The Judge considered the principles governing interim injunctive relief pending appeal which had been decided by the CA in Novartis v Hospira ([2013] EWCA Civ 583).  It was the Novartis decision which gave guidance that a generic pharma company's path clearing exercise would be well-advised to commence in sufficient time, prior to any product launch, to obtain a decision not only at first instance, but also on appeal.  This time is roughly 2½ years before launch (and the Claimants had met this deadline in the main action).  Success for ICOS in this injunction application could have effectively meant this period extending back by an additional 2½ years to allow for a typically slow-moving Supreme Court appeal.

The Judge considered the first question: whether ICOS' application for permission to appeal, and any subsequent appeal to the Supreme Court had real prospects of success.  ICOS argued that the CA had fallen into error on an important point of law - whether a route could be obvious to try even where there was no reasonable expectation of success.  The CA had held that even where the results of an entirely routine test were unpredictable, nonetheless there may be a finding of obviousness because it was not inventive to carry out a routine test even if the test resulted in an unexpected bonus.  The Judge held that the CA had merely applied the facts as found by the trial judge, to existing and settled principles of law.  In addition, the Judge observed that unlike the appellant's situation in Novartis, here ICOS had been refused leave to appeal to the Supreme Court with three CA judges finding that the case raised no point of law of general public importance (a key threshold for Supreme Court appeals).  As a result, Henry Carr J held that ICOS had not even overcome the first hurdle of a realistic prospect of success. 

In case he was wrong on that, the Judge went on to consider unquantifiable harm and the balance of convenience.  He held that ICOS had not shown that it would suffer unquantifiable damage if the injunction were refused and later reinstated.  The Judge relied on three factors. First, following any Supreme Court appeal the patent in suit would only have a few months of life remaining before it expired.  As such, any future enquiry as to damages would involve entirely historical sales data.  Second, the ICOS branded product essentially had a fixed list price and ICOS had not suggested that it would reduce the price in the face of generic competition.  Finally, ICOS' evidence indicated that the market for Tadalafil was essentially flat.  All this led the Judge to find that any damage that ICOS might suffer would be readily quantifiable.
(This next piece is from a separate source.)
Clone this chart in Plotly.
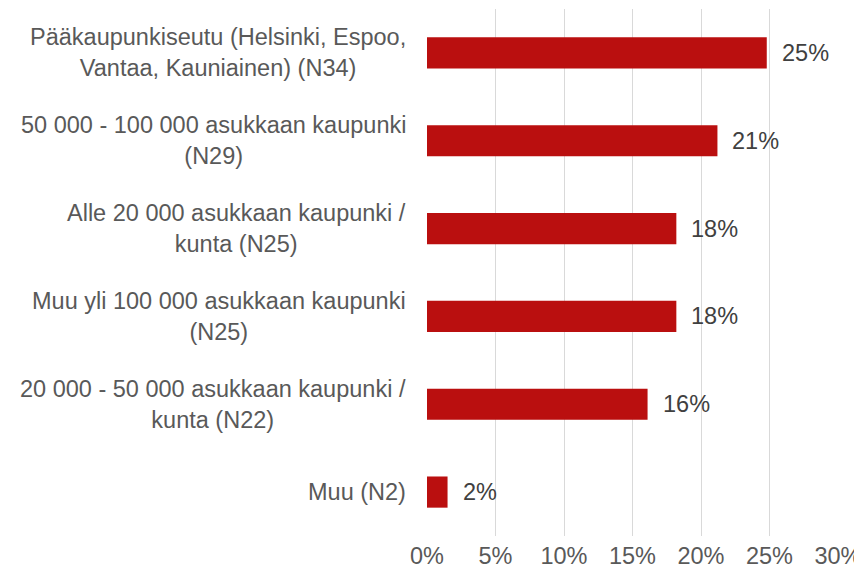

The Judge then considered, if this were wrong, and ICOS did suffer some unquantifiable damage, whether such damage would outweigh any unquantifiable damage which would be suffered by the Claimants if the injunction were granted but later dismissed.  He found that any such loss by ICOS would be significantly outweighed by the Claimants' unquantifiable losses.  The Judge relied on the fact that the Claimants would be the "first movers" in the market for generic Tadalafil.  After any appeal, it was foreseeable that there were likely to be many other generic companies ready to enter the market and as such, the market conditions would be entirely different at that time and sales would be very difficult to quantify.

ICOS had therefore failed to overcome any of the required American Cyanamid hurdles – serious issue to be tried on appeal, unquantifiable damage and balance of convenience.  After such a robust decision by Henry Carr J (albeit on its own facts), it seems doubtful that we will see many future applications for grant of an interim injunction pending appeal to the Supreme Court.